Денис ковыряет вилкой салат, роняя томатные капли на свой гамбургский, слегка уже потертый на обшлагах костюм. Смотрю на его опущенное к тарелке лицо, красное, выдубленное годами, тоской, окаменевшее сейчас в каком-то воспоминании. Он, так же как я, почувствовал это всей кожей: слом времени.
Нет, спрашивать у Литовко ничего не буду. Если б он мог что-нибудь сказать, он бы сам сказал. От него там ни черта не зависит.
Столики вокруг нас опустели. Кажется, только что было утро, а вот уже поздний вечер. Когда-нибудь я с таким же удивлением подумаю о жизни. Так быстро? Неужели? А пока что за окном душный, окутанный ночью город. Я почти не знаю его, но он мне нравится, он похож на человека, тоже поднимается из развалин, и мне будет жалко, если я уеду отсюда. А я уеду. Невозможно ждать. У меня нет денег, нет времени, проходит жизнь, я не могу ждать. И я никогда не узнаю, встретится ли Денис со своей семьей и как устроился в этом мире потерявший все Борис Григорьевич Литовко. И потом — мне нравятся желтые горы. По утрам они розовые. Интересно, какого они цвета, если подойти близко?
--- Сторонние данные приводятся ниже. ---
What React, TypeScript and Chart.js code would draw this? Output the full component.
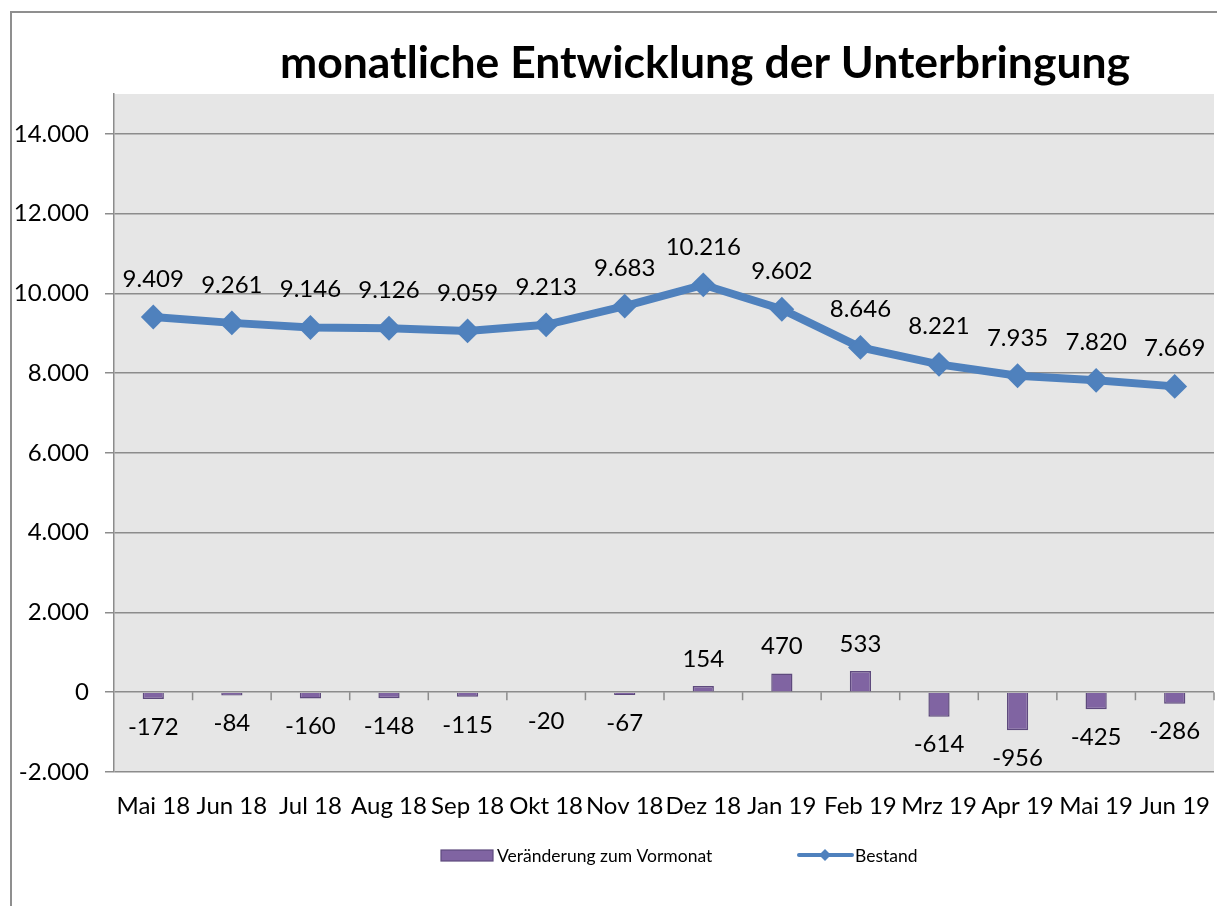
import React, { useEffect, useRef } from 'react';
import { Chart, registerables } from 'chart.js';

Chart.register(...registerables);

const categories = ['Mai 18', 'Jun 18', 'Jul 18', 'Aug 18', 'Sep 18', 'Okt 18', 'Nov 18', 'Dez 18', 'Jan 19', 'Feb 19', 'Mrz 19', 'Apr 19', 'Mai 19', 'Jun 19'];
const bestand = [9409, 9261, 9146, 9126, 9059, 9213, 9683, 10216, 9602, 8646, 8221, 7935, 7820, 7669];
const veraenderung = [-172, -84, -160, -148, -115, -20, -67, 154, 470, 533, -614, -956, -425, -286];
const yTickValues = [-2000, 0, 2000, 4000, 6000, 8000, 10000, 12000, 14000];
const yMin = -2000;
const yMax = 15000;

const TITLE = 'monatliche Entwicklung der Unterbringung';
const LEGEND_BAR = 'Veränderung zum Vormonat';
const LEGEND_LINE = 'Bestand';

const FONT = 'Lato, "Noto Sans", sans-serif';
const BLUE = '#4F81BD';
const PURPLE = '#8064A2';
const PURPLE_DARK = '#5E4A7D';
const GRID = '#8c8c8c';

const fmt = (v: number) => {
  const s = Math.abs(Math.round(v)).toString().replace(/\B(?=(\d{3})+(?!\d))/g, '.');
  return (v < 0 ? '-' : '') + s;
};

const decorPlugin = {
  id: 'decor',
  beforeDraw(chart: any) {
    const { ctx, chartArea } = chart;
    ctx.save();
    // outer chart frame (left and top edges visible)
    ctx.strokeStyle = '#8f8f8f';
    ctx.lineWidth = 2;
    ctx.beginPath();
    ctx.moveTo(11, chart.height);
    ctx.lineTo(11, 12);
    ctx.lineTo(chart.width, 12);
    ctx.stroke();
    ctx.fillStyle = '#E6E6E6';
    ctx.fillRect(chartArea.left, chartArea.top, chartArea.right - chartArea.left, chartArea.bottom - chartArea.top);
    ctx.restore();
  },
  beforeDatasetsDraw(chart: any) {
    const { ctx } = chart;
    const x = chart.scales.x;
    const y = chart.scales.y;
    const y0 = y.getPixelForValue(0);
    const step = x.getPixelForValue(1) - x.getPixelForValue(0);
    ctx.save();
    ctx.strokeStyle = GRID;
    ctx.lineWidth = 1.5;
    for (let i = 0; i < categories.length; i++) {
      const bx = x.getPixelForValue(i) + step / 2;
      ctx.beginPath();
      ctx.moveTo(bx, y0);
      ctx.lineTo(bx, y0 + 8);
      ctx.stroke();
    }
    ctx.restore();
  },
  afterDatasetsDraw(chart: any) {
    const { ctx } = chart;
    ctx.save();
    ctx.fillStyle = '#000';
    ctx.font = `24px ${FONT}`;
    ctx.textAlign = 'center';
    ctx.textBaseline = 'middle';
    chart.data.datasets.forEach((ds: any, di: number) => {
      const meta = chart.getDatasetMeta(di);
      meta.data.forEach((el: any, i: number) => {
        const v = ds.data[i];
        if (ds.type === 'line') {
          ctx.fillText(fmt(v), el.x, el.y - 38);
        } else {
          ctx.fillText(fmt(v), el.x, v >= 0 ? el.y - 27 : el.y + 28);
        }
      });
    });
    ctx.restore();
  },
  afterDraw(chart: any) {
    const { ctx } = chart;
    ctx.save();
    // title
    ctx.fillStyle = '#000';
    ctx.font = `bold 44.5px ${FONT}`;
    ctx.textAlign = 'center';
    ctx.textBaseline = 'alphabetic';
    ctx.fillText(TITLE, 705, 78);
    // legend
    ctx.font = `17.5px ${FONT}`;
    ctx.textAlign = 'left';
    ctx.textBaseline = 'middle';
    ctx.fillStyle = PURPLE;
    ctx.strokeStyle = PURPLE_DARK;
    ctx.lineWidth = 1.2;
    ctx.fillRect(441, 850, 52, 11);
    ctx.strokeRect(441, 850, 52, 11);
    ctx.fillStyle = '#000';
    ctx.fillText(LEGEND_BAR, 497, 856);
    ctx.strokeStyle = BLUE;
    ctx.lineWidth = 4;
    ctx.lineCap = 'round';
    ctx.beginPath();
    ctx.moveTo(799, 855);
    ctx.lineTo(852, 855);
    ctx.stroke();
    ctx.fillStyle = BLUE;
    ctx.beginPath();
    ctx.moveTo(825, 849);
    ctx.lineTo(831, 855);
    ctx.lineTo(825, 861);
    ctx.lineTo(819, 855);
    ctx.closePath();
    ctx.fill();
    ctx.fillStyle = '#000';
    ctx.fillText(LEGEND_LINE, 855, 856);
    ctx.restore();
  },
};

export default function App() {
  const ref = useRef<HTMLCanvasElement>(null);
  useEffect(() => {
    const chart = new Chart(ref.current!, {
      data: {
        labels: categories,
        datasets: [
          {
            type: 'line',
            label: LEGEND_LINE,
            data: bestand,
            borderColor: BLUE,
            backgroundColor: BLUE,
            borderWidth: 8,
            pointStyle: 'rectRot',
            pointRadius: 11,
            pointBorderWidth: 2,
            pointBackgroundColor: BLUE,
            pointBorderColor: BLUE,
            tension: 0,
            order: 0,
          } as any,
          {
            type: 'bar',
            label: LEGEND_BAR,
            data: veraenderung,
            backgroundColor: PURPLE,
            borderColor: PURPLE_DARK,
            borderWidth: 1.5,
            barPercentage: 0.27,
            categoryPercentage: 1,
            order: 1,
          } as any,
        ],
      },
      options: {
        animation: false,
        responsive: false,
        devicePixelRatio: 1,
        layout: { autoPadding: false, padding: { top: 94, right: 3, left: 0, bottom: 0 } },
        plugins: {
          legend: { display: false },
          title: { display: false },
          tooltip: { enabled: false },
        },
        scales: {
          x: {
            type: 'category',
            offset: true,
            grid: { display: false, drawTicks: false },
            border: { display: false },
            ticks: {
              color: '#000',
              font: { family: FONT, size: 24 },
              padding: 20,
              maxRotation: 0,
              autoSkip: false,
            },
            afterFit: (s: any) => {
              s.height = 134;
              s.paddingLeft = 0;
              s.paddingRight = 0;
            },
          },
          y: {
            type: 'linear',
            min: yMin,
            max: yMax,
            afterBuildTicks: (s: any) => {
              s.ticks = yTickValues.map((v) => ({ value: v }));
            },
            grid: { color: GRID, lineWidth: 1.5, tickLength: 9, drawTicks: true },
            border: { display: true, color: GRID, width: 1.5 },
            ticks: {
              color: '#000',
              font: { family: FONT, size: 24 },
              padding: 16,
              callback: (v: any) => fmt(Number(v)),
            },
            afterFit: (s: any) => {
              s.width = 114;
              s.paddingTop = 0;
              s.paddingBottom = 0;
            },
          },
        },
      },
      plugins: [decorPlugin],
    });
    return () => chart.destroy();
  }, []);
  return (
    <div style={{ position: 'fixed', left: 0, top: 0, width: 1217, height: 906, overflow: 'hidden', background: '#fff' }}>
      <canvas ref={ref} width={1217} height={906} style={{ position: 'absolute', left: 0, top: 0, width: 1217, height: 906 }} />
    </div>
  );
}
Официантки зевают. Музыканты пьют пиво за столиком возле эстрады, свет над эстрадой потух, пианино в чехле.
Подходит Саша.
— Ты остаешься?
С Борисом Григорьевичем они обмениваются холодными взглядами. Странные люди, ссорятся из-за пустяков. Я вспоминаю, что надо рассчитаться, но Саша говорит, что уже рассчитались. Ребята с канала заплатили за весь стол.
— Чему ты удивляешься?
— Они, по-моему, нас не знают.
— Ерунда. У них денег вагон.
Кажется, я забыл попрощаться с Денисом.
По темной улице сочится запах листвы, сладкий и тяжелый, как патока. Шаркаем по асфальту. Он еще теплый после дневного зноя. На скамейках во мраке гнездятся парочки. Мы проходим мимо распахнутых ставен, мимо окон, затянутых марлей и металлическими тонкими сетками от москитов, и слышим обрывки неясной ночной жизни: шепоты, невнятную речь, тихие вздохи музыки. Прощай, город! Через неделю я покину тебя, с твоей духотой, с твоими ночами, звездами, с твоими людьми, занятыми своей жизнью…
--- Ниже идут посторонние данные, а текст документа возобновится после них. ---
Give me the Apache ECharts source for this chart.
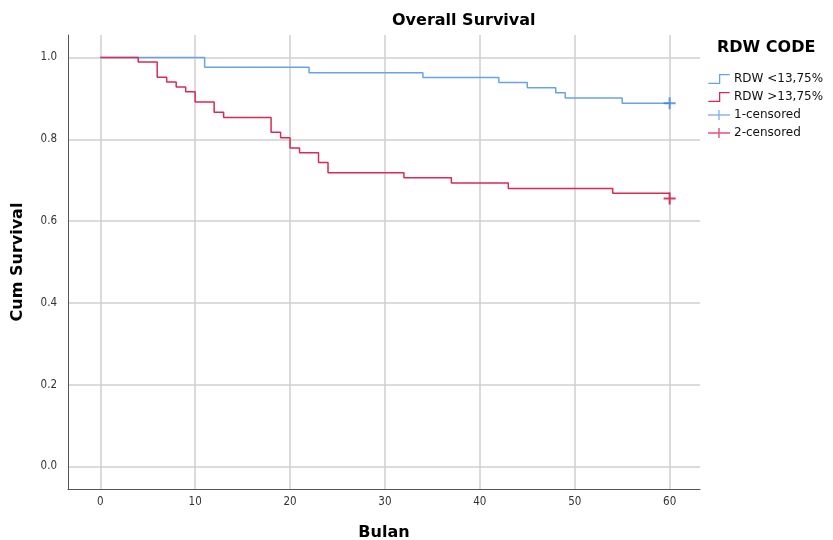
<!DOCTYPE html>
<html><head><meta charset="utf-8">
<script src="https://cdn.jsdelivr.net/npm/echarts@6/dist/echarts.min.js"></script>
<style>html,body{margin:0;padding:0;background:#fff;overflow:hidden}#c{width:833px;height:540px}</style>
</head><body><div id="c"></div>
<script>
// Kaplan-Meier step data (time in months, cumulative survival)
const lowTimes = [0, 11, 22, 34, 42, 45, 48, 49, 55, 60];
const lowSurv  = [1.0, 0.976, 0.963, 0.951, 0.939, 0.926, 0.914, 0.901, 0.888, 0.888];
const highTimes = [0, 4, 6, 7, 8, 9, 10, 12, 13, 18, 19, 20, 21, 23, 24, 32, 37, 43, 54, 60];
const highSurv  = [1.0, 0.989, 0.952, 0.940, 0.928, 0.916, 0.891, 0.866, 0.853, 0.817, 0.804, 0.779, 0.767, 0.743, 0.718, 0.706, 0.693, 0.680, 0.668, 0.668];
const lowCensored = [[60, 0.888]];
const highCensored = [[60, 0.655]];
const xTicks = [0, 10, 20, 30, 40, 50, 60];
const yTicks = [0, 0.2, 0.4, 0.6, 0.8, 1.0];
const seriesNames = ['RDW <13,75%', 'RDW >13,75%', '1-censored', '2-censored'];

const blue = '#6aa2ea', red = '#d82a52', blueC = '#3a86dc', redC = '#d2093c';
const stepIcon = 'path://M0,9 L11,9 L11,0 L22,0 L22,1.3 L12.3,1.3 L12.3,10.3 L0,10.3 Z';
const plusIcon = 'path://M0,4.3 L10.3,4.3 L10.3,0 L11.7,0 L11.7,4.3 L22,4.3 L22,5.7 L11.7,5.7 L11.7,10 L10.3,10 L10.3,5.7 L0,5.7 Z';
const plusSym = 'path://M0,5 L5,5 L5,0 L7,0 L7,5 L12,5 L12,7 L7,7 L7,12 L5,12 L5,7 L0,7 Z';
const zip = (a, b) => a.map((v, i) => [v, b[i]]);
const chart = echarts.init(document.getElementById('c'), null, {renderer: 'canvas', width: 833, height: 540});
const fontMain = '"DejaVu Sans", sans-serif';
const fontTick = '"DejaVu Sans Condensed", "Liberation Sans Narrow", sans-serif';
chart.setOption({
  animation: false,
  backgroundColor: '#fff',
  graphic: [
    {type: 'text', left: 392, top: 13, style: {text: 'Overall Survival', font: 'bold 16px ' + fontMain, fill: '#000'}},
    {type: 'text', left: 717, top: 40, style: {text: 'RDW CODE', font: 'bold 16px ' + fontMain, fill: '#000'}}
  ],
  grid: {left: 68, right: 133, top: 35, bottom: 51, containLabel: false, outerBoundsMode: 'none'},
  legend: {
    orient: 'vertical', left: 703, top: 68, itemWidth: 26, itemHeight: 10, itemGap: 6,
    textStyle: {fontFamily: fontMain, fontSize: 12, color: '#111', padding: [0, 0, 0, -3]},
    data: [
      {name: seriesNames[0], icon: stepIcon, itemStyle: {color: blue}},
      {name: seriesNames[1], icon: stepIcon, itemStyle: {color: red}},
      {name: seriesNames[2], icon: plusIcon, itemStyle: {color: blue}},
      {name: seriesNames[3], icon: plusIcon, itemStyle: {color: red}}
    ]
  },
  xAxis: {
    type: 'value', min: -3.4, max: 63.2,
    name: 'Bulan', nameLocation: 'middle', nameGap: 36,
    nameTextStyle: {fontFamily: fontMain, fontWeight: 'bold', fontSize: 16, color: '#000'},
    axisLine: {show: true, onZero: false, lineStyle: {color: '#555', width: 1}},
    axisTick: {show: false, customValues: xTicks},
    axisLabel: {customValues: xTicks, margin: 7, fontFamily: fontTick, fontSize: 11.5, color: '#333'},
    splitLine: {show: true, lineStyle: {color: '#cfcfcf', width: 1.5}}
  },
  yAxis: {
    type: 'value', min: -0.055, max: 1.055,
    name: 'Cum Survival', nameLocation: 'middle', nameGap: 42,
    nameTextStyle: {fontFamily: fontMain, fontWeight: 'bold', fontSize: 16, color: '#000'},
    axisLine: {show: true, onZero: false, lineStyle: {color: '#555', width: 1}},
    axisTick: {show: false, customValues: yTicks},
    axisLabel: {customValues: yTicks, margin: 11, fontFamily: fontTick, fontSize: 11.5, color: '#333',
      formatter: v => v.toFixed(1)},
    splitLine: {show: true, lineStyle: {color: '#cfcfcf', width: 1.5}}
  },
  series: [
    {name: seriesNames[0], type: 'line', step: 'end', data: zip(lowTimes, lowSurv), symbol: 'none',
      lineStyle: {color: blue, width: 1.5}, itemStyle: {color: blue}, z: 3},
    {name: seriesNames[1], type: 'line', step: 'end', data: zip(highTimes, highSurv), symbol: 'none',
      lineStyle: {color: red, width: 1.5}, itemStyle: {color: red}, z: 3},
    {name: seriesNames[2], type: 'scatter', data: lowCensored, symbol: plusSym, symbolSize: 12,
      itemStyle: {color: blueC}, z: 4},
    {name: seriesNames[3], type: 'scatter', data: highCensored, symbol: plusSym, symbolSize: 12,
      itemStyle: {color: redC}, z: 4}
  ]
});
</script></body></html>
В окнах телеграфа горит свет. Саша вспомнил, что ему надо послать телеграмму жене. Она сейчас где-то далеко, в пустыне.
— У нее, между прочим, жизнь — не подарок, — бормочет Саша. — А мы тут пьем, гуляем…
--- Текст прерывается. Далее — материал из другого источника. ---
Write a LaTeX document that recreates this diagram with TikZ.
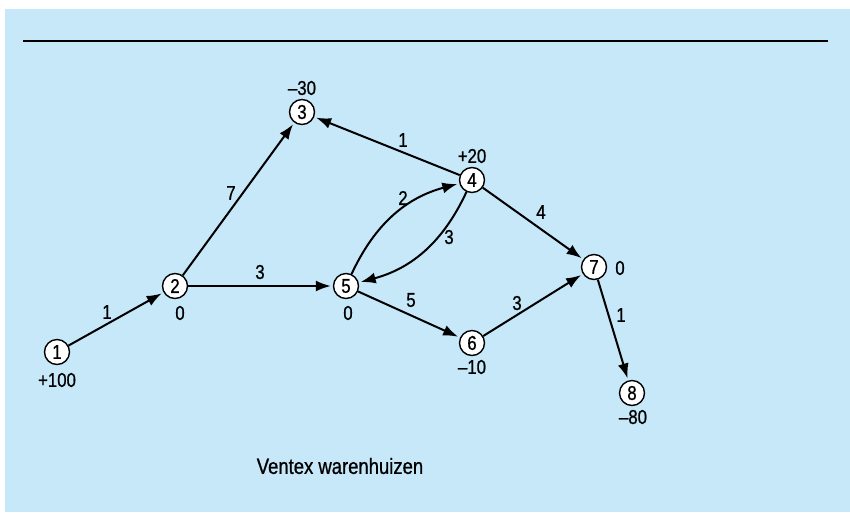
\documentclass[tikz,border=0pt]{standalone}
\usepackage{fontspec}
\setmainfont{Liberation Sans}[FakeStretch=0.84,FakeBold=0.8]
\usetikzlibrary{arrows.meta}
\definecolor{bgblue}{RGB}{198,232,248}
\begin{document}
\begin{tikzpicture}[x=1pt,y=-1pt,
  vertex/.style={circle,draw=black,fill=white,line width=1.4pt,minimum size=25pt,inner sep=0pt,font=\fontsize{20}{22}\selectfont},
  val/.style={inner sep=0pt,font=\fontsize{20}{22}\selectfont},
  lbl/.style={inner sep=0pt,font=\fontsize{20}{22}\selectfont},
  edge/.style={line width=2pt,-{Latex[length=15pt,width=11pt]},shorten >=2pt}]
\useasboundingbox (0,0) rectangle (850,512);
\fill[bgblue] (5,9) rectangle (850,512);
\coordinate (ruleL) at (23,41);
\coordinate (ruleR) at (828,41);
\draw[line width=2.4pt] (ruleL) -- (ruleR);
% vertices
\node[vertex] (n1) at (57,352) {1};
\node[vertex] (n2) at (175,286) {2};
\node[vertex] (n3) at (302,112) {3};
\node[vertex] (n4) at (472,180) {4};
\node[vertex] (n5) at (346,286) {5};
\node[vertex] (n6) at (472,343) {6};
\node[vertex] (n7) at (594,267) {7};
\node[vertex] (n8) at (632,393) {8};
% supplies / demands
\node[val] (v1) at (57,380) {+100};
\node[val] (v2) at (180,313) {0};
\node[val] (v3) at (302,88) {–30};
\node[val] (v4) at (472,156) {+20};
\node[val] (v5) at (348,313) {0};
\node[val] (v6) at (472,367) {–10};
\node[val] (v7) at (620,268) {0};
\node[val] (v8) at (633,417) {–80};
% edges
\draw[edge] (n1) -- (n2);
\draw[edge] (n2) -- (n3);
\draw[edge] (n2) -- (n5);
\draw[edge] (n4) -- (n3);
\draw[edge] (n5) to[bend left=25] (n4);
\draw[edge] (n4) to[bend left=25] (n5);
\draw[edge] (n4) -- (n7);
\draw[edge] (n5) -- (n6);
\draw[edge] (n6) -- (n7);
\draw[edge] (n7) -- (n8);
% edge labels
\node[lbl] (e12) at (107,312) {1};
\node[lbl] (e23) at (231,193) {7};
\node[lbl] (e25) at (260,272) {3};
\node[lbl] (e43) at (403,140) {1};
\node[lbl] (e54) at (403,198) {2};
\node[lbl] (e45) at (449,237) {3};
\node[lbl] (e47) at (541,212) {4};
\node[lbl] (e56) at (411,300) {5};
\node[lbl] (e67) at (517,303) {3};
\node[lbl] (e78) at (621,315) {1};
% caption
\node[inner sep=0pt,font=\fontsize{22}{24}\selectfont] (cap) at (340,466) {Ventex warenhuizen};
\end{tikzpicture}
\end{document}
Сажусь на лавку и жду, пока Саша напишет текст. Какие-то люди с застывшими, сонными лицами сидят по углам зала в ожидании вызова к междугородному телефону. Я бы тоже послал кому-нибудь телеграмму, но кому? И потом мы долго идем по ночным улицам, где почти нет фонарей, и из каждой подворотни на нас лают собаки. Весь город лежит во тьме, а над головой — яркое, цветущее звездами небо. Оно кажется живым от звезд, оно переливается, искрится, в нем бродят свечения, голубоватые и серебряные, колышется беспредельный свет, оно светлое. И только на южном краю темно и беззвездно. Там горы. Сейчас они черные, как земля, по которой мы идем.